LEAR: The minute he uttered the first line. I had seen 30 to 40 people in the East, and I came out West to read actors. I probably saw a dozen before he came in and sat down. He wasn’t off the first page before I knew.
BARRIS: So if for some reason the business of it couldn’t happen, can you remember who would have been Archie Bunker?

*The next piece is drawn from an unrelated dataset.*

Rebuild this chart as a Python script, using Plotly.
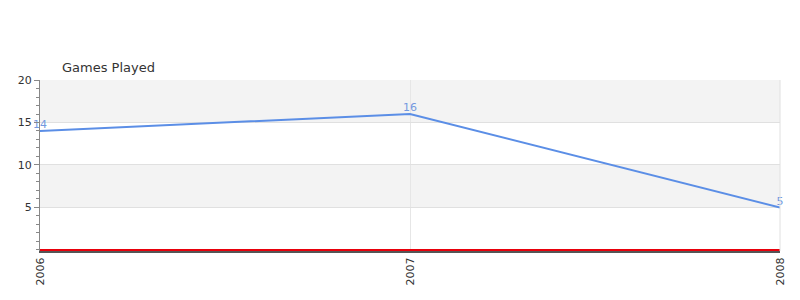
import plotly.graph_objects as go

years = [2006, 2007, 2008]
games_played = [14, 16, 5]
baseline = [0, 0, 0]
y_ticks = [5, 10, 15, 20]

fig = go.Figure()

# alternating bands
bands = [(15, 20), (5, 10)]
for lo, hi in bands:
    fig.add_shape(type="rect", xref="paper", yref="y", x0=0, x1=1, y0=lo, y1=hi,
                  fillcolor="#f3f3f3", line_width=0, layer="below")

fig.add_trace(go.Scatter(x=years, y=baseline, mode="lines",
                         line=dict(color="#e8000b", width=2), hoverinfo="skip",
                         cliponaxis=False))
fig.add_trace(go.Scatter(x=years, y=games_played, mode="lines+text",
                         text=[str(v) for v in games_played], textposition="top center",
                         textfont=dict(color="#7399e0", size=11, family="DejaVu Sans"),
                         line=dict(color="#5b8ee6", width=2), cliponaxis=False))

fig.update_layout(
    width=800, height=300,
    margin=dict(l=40, r=20, t=80, b=49),
    plot_bgcolor="white", paper_bgcolor="white",
    showlegend=False,
    font=dict(family="DejaVu Sans", size=11, color="#333"),
    title=dict(text="Games Played", x=62/800, xanchor="left", y=1-67/300, yanchor="middle",
               font=dict(size=13, color="#333", family="DejaVu Sans")),
)
fig.update_xaxes(range=[2006, 2008], tickvals=years, ticktext=[str(y) for y in years],
                 tickangle=-90, showgrid=True, gridcolor="#e6e6e6", gridwidth=1,
                 showline=True, linecolor="#555", linewidth=2, mirror=False,
                 zeroline=False, ticks="", tickfont=dict(size=11, color="#333"))
fig.update_yaxes(range=[-0.12, 20], tickvals=y_ticks, showgrid=True, gridcolor="#e0e0e0",
                 showline=True, linecolor="#888", linewidth=1, zeroline=False,
                 ticks="outside", ticklen=5, tickcolor="#888",
                 minor=dict(tick0=0, dtick=1, ticks="outside", ticklen=3, tickcolor="#888", showgrid=False),
                 tickfont=dict(size=11, color="#333"))

# right border line
fig.add_shape(type="line", xref="paper", yref="paper", x0=1, x1=1, y0=0, y1=1,
              line=dict(color="#e0e0e0", width=1))

fig.write_html("out.html")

LEAR: No, I wasn’t close. Here’s how far away I was: Before I came out here and met Carroll, I thought about Mickey Rooney playing the role.
BARRIS: What?! Oh my God!
LEAR: I called his manager, and he said, “Oh, Mickey happens to be in the office. Why don’t you talk to him!” And I said, “No, no, this is a character I would rather talk to him about and then have him read,” and he said, “No, no, no.” Anyway, before I know it, Mickey [was on the phone] talking about himself in the third person. “You got the Mick!” “Mickey is gonna be out there, can I see you out there? I’ll be out there Tuesday.” “You got something for the Mick, just tell him!” I said, “Well, he’s a bigot, he’ll say spics and spades and hebes” — and he said, “Norm, they’re gonna kill you. They’re gonna shoot you dead in the streets.” I can never forget this speech. “You wanna do something with the Mick? Listen to this: Vietnam vet. Private eye. Short. Blind. Large dog.”